▶ [SOURCE EXCERPT]:
........
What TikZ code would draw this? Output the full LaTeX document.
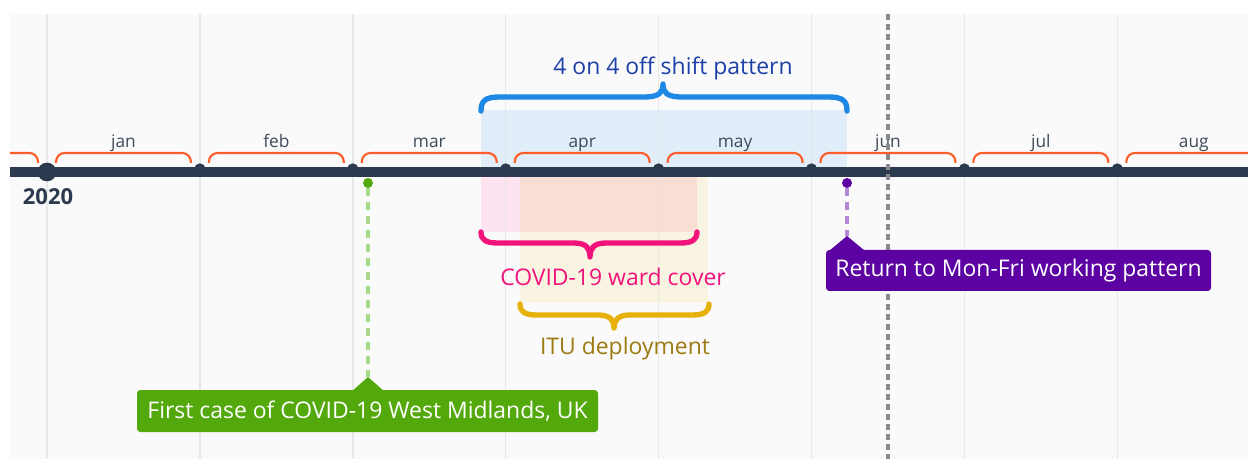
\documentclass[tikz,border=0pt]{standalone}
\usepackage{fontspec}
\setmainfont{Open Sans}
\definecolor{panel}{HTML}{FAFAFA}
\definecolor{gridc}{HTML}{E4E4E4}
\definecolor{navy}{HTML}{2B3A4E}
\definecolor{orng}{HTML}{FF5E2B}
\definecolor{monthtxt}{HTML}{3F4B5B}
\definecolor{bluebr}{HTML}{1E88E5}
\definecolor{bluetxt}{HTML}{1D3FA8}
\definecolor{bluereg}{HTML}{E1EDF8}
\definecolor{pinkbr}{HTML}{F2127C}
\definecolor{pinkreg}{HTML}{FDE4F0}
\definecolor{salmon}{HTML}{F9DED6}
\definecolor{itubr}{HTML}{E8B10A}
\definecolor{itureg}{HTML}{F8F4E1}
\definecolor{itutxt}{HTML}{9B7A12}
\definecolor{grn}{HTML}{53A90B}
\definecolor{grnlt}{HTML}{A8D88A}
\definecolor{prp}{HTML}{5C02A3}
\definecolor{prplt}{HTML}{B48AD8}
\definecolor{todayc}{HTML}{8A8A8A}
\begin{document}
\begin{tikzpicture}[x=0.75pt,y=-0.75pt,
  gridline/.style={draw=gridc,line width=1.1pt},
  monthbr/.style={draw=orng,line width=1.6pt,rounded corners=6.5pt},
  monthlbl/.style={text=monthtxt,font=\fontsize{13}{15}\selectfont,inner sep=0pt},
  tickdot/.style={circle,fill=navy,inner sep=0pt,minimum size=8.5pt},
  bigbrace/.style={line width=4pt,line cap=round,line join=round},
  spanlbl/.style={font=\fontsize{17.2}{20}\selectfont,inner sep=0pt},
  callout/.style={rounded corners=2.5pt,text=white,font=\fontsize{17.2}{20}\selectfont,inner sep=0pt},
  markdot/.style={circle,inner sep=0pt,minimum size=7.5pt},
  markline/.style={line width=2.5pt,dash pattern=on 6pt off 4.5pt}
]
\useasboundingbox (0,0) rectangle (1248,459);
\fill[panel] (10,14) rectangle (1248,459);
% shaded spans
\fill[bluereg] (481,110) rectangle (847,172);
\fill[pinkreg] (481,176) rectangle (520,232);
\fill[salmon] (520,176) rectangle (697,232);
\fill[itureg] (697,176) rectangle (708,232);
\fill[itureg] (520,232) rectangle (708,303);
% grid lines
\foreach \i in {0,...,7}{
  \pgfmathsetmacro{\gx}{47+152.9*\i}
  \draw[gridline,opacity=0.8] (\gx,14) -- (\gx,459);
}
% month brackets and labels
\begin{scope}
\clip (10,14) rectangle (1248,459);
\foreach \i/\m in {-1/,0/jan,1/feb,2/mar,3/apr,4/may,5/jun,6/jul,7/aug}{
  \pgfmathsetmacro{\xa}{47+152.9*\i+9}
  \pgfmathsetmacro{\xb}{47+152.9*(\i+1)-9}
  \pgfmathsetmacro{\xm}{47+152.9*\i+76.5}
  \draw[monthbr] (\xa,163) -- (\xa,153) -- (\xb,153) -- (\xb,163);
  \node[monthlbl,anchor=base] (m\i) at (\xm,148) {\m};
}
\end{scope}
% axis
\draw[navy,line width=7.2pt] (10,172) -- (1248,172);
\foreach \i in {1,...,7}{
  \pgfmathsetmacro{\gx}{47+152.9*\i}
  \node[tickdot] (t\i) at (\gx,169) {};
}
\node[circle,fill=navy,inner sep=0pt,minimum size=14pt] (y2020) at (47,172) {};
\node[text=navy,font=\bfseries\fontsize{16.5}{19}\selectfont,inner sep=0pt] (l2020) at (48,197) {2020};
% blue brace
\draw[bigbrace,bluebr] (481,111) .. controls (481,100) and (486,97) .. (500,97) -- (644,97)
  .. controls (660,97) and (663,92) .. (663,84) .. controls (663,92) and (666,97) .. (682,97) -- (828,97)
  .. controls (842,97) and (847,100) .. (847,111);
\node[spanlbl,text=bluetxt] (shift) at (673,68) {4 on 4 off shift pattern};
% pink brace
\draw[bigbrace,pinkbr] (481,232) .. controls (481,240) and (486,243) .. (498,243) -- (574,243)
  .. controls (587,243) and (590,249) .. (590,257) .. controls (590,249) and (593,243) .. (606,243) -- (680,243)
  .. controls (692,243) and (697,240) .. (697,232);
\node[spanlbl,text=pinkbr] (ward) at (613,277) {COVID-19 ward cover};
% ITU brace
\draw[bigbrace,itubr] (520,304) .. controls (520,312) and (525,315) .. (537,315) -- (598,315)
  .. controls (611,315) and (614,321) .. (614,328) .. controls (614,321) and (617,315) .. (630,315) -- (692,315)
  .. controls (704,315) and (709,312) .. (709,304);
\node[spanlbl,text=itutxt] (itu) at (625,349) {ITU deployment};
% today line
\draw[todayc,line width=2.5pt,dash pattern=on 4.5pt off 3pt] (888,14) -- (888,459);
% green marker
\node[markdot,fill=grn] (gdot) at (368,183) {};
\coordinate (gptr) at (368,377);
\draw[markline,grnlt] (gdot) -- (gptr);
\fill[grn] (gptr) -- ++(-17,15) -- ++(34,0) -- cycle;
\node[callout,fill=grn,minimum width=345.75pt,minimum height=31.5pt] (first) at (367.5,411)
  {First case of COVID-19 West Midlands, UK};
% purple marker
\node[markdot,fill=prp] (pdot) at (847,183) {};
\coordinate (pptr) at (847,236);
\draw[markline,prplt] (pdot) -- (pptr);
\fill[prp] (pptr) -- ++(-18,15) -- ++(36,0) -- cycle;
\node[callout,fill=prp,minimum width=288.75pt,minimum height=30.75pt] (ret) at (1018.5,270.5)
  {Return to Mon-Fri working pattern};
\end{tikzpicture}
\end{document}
........
▶ [PROBLEM DETAILS]:
Could you repeat all of the material exactly? Pictures should not be copied.

▶ [ANSWER FOR THE TASK]:
What TikZ code would draw this? Output the full LaTeX document.
\documentclass[tikz,border=0pt]{standalone}
\usepackage{fontspec}
\setmainfont{Open Sans}
\definecolor{panel}{HTML}{FAFAFA}
\definecolor{gridc}{HTML}{E4E4E4}
\definecolor{navy}{HTML}{2B3A4E}
\definecolor{orng}{HTML}{FF5E2B}
\definecolor{monthtxt}{HTML}{3F4B5B}
\definecolor{bluebr}{HTML}{1E88E5}
\definecolor{bluetxt}{HTML}{1D3FA8}
\definecolor{bluereg}{HTML}{E1EDF8}
\definecolor{pinkbr}{HTML}{F2127C}
\definecolor{pinkreg}{HTML}{FDE4F0}
\definecolor{salmon}{HTML}{F9DED6}
\definecolor{itubr}{HTML}{E8B10A}
\definecolor{itureg}{HTML}{F8F4E1}
\definecolor{itutxt}{HTML}{9B7A12}
\definecolor{grn}{HTML}{53A90B}
\definecolor{grnlt}{HTML}{A8D88A}
\definecolor{prp}{HTML}{5C02A3}
\definecolor{prplt}{HTML}{B48AD8}
\definecolor{todayc}{HTML}{8A8A8A}
\begin{document}
\begin{tikzpicture}[x=0.75pt,y=-0.75pt,
  gridline/.style={draw=gridc,line width=1.1pt},
  monthbr/.style={draw=orng,line width=1.6pt,rounded corners=6.5pt},
  monthlbl/.style={text=monthtxt,font=\fontsize{13}{15}\selectfont,inner sep=0pt},
  tickdot/.style={circle,fill=navy,inner sep=0pt,minimum size=8.5pt},
  bigbrace/.style={line width=4pt,line cap=round,line join=round},
  spanlbl/.style={font=\fontsize{17.2}{20}\selectfont,inner sep=0pt},
  callout/.style={rounded corners=2.5pt,text=white,font=\fontsize{17.2}{20}\selectfont,inner sep=0pt},
  markdot/.style={circle,inner sep=0pt,minimum size=7.5pt},
  markline/.style={line width=2.5pt,dash pattern=on 6pt off 4.5pt}
]
\useasboundingbox (0,0) rectangle (1248,459);
\fill[panel] (10,14) rectangle (1248,459);
% shaded spans
\fill[bluereg] (481,110) rectangle (847,172);
\fill[pinkreg] (481,176) rectangle (520,232);
\fill[salmon] (520,176) rectangle (697,232);
\fill[itureg] (697,176) rectangle (708,232);
\fill[itureg] (520,232) rectangle (708,303);
% grid lines
\foreach \i in {0,...,7}{
  \pgfmathsetmacro{\gx}{47+152.9*\i}
  \draw[gridline,opacity=0.8] (\gx,14) -- (\gx,459);
}
% month brackets and labels
\begin{scope}
\clip (10,14) rectangle (1248,459);
\foreach \i/\m in {-1/,0/jan,1/feb,2/mar,3/apr,4/may,5/jun,6/jul,7/aug}{
  \pgfmathsetmacro{\xa}{47+152.9*\i+9}
  \pgfmathsetmacro{\xb}{47+152.9*(\i+1)-9}
  \pgfmathsetmacro{\xm}{47+152.9*\i+76.5}
  \draw[monthbr] (\xa,163) -- (\xa,153) -- (\xb,153) -- (\xb,163);
  \node[monthlbl,anchor=base] (m\i) at (\xm,148) {\m};
}
\end{scope}
% axis
\draw[navy,line width=7.2pt] (10,172) -- (1248,172);
\foreach \i in {1,...,7}{
  \pgfmathsetmacro{\gx}{47+152.9*\i}
  \node[tickdot] (t\i) at (\gx,169) {};
}
\node[circle,fill=navy,inner sep=0pt,minimum size=14pt] (y2020) at (47,172) {};
\node[text=navy,font=\bfseries\fontsize{16.5}{19}\selectfont,inner sep=0pt] (l2020) at (48,197) {2020};
% blue brace
\draw[bigbrace,bluebr] (481,111) .. controls (481,100) and (486,97) .. (500,97) -- (644,97)
  .. controls (660,97) and (663,92) .. (663,84) .. controls (663,92) and (666,97) .. (682,97) -- (828,97)
  .. controls (842,97) and (847,100) .. (847,111);
\node[spanlbl,text=bluetxt] (shift) at (673,68) {4 on 4 off shift pattern};
% pink brace
\draw[bigbrace,pinkbr] (481,232) .. controls (481,240) and (486,243) .. (498,243) -- (574,243)
  .. controls (587,243) and (590,249) .. (590,257) .. controls (590,249) and (593,243) .. (606,243) -- (680,243)
  .. controls (692,243) and (697,240) .. (697,232);
\node[spanlbl,text=pinkbr] (ward) at (613,277) {COVID-19 ward cover};
% ITU brace
\draw[bigbrace,itubr] (520,304) .. controls (520,312) and (525,315) .. (537,315) -- (598,315)
  .. controls (611,315) and (614,321) .. (614,328) .. controls (614,321) and (617,315) .. (630,315) -- (692,315)
  .. controls (704,315) and (709,312) .. (709,304);
\node[spanlbl,text=itutxt] (itu) at (625,349) {ITU deployment};
% today line
\draw[todayc,line width=2.5pt,dash pattern=on 4.5pt off 3pt] (888,14) -- (888,459);
% green marker
\node[markdot,fill=grn] (gdot) at (368,183) {};
\coordinate (gptr) at (368,377);
\draw[markline,grnlt] (gdot) -- (gptr);
\fill[grn] (gptr) -- ++(-17,15) -- ++(34,0) -- cycle;
\node[callout,fill=grn,minimum width=345.75pt,minimum height=31.5pt] (first) at (367.5,411)
  {First case of COVID-19 West Midlands, UK};
% purple marker
\node[markdot,fill=prp] (pdot) at (847,183) {};
\coordinate (pptr) at (847,236);
\draw[markline,prplt] (pdot) -- (pptr);
\fill[prp] (pptr) -- ++(-18,15) -- ++(36,0) -- cycle;
\node[callout,fill=prp,minimum width=288.75pt,minimum height=30.75pt] (ret) at (1018.5,270.5)
  {Return to Mon-Fri working pattern};
\end{tikzpicture}
\end{document}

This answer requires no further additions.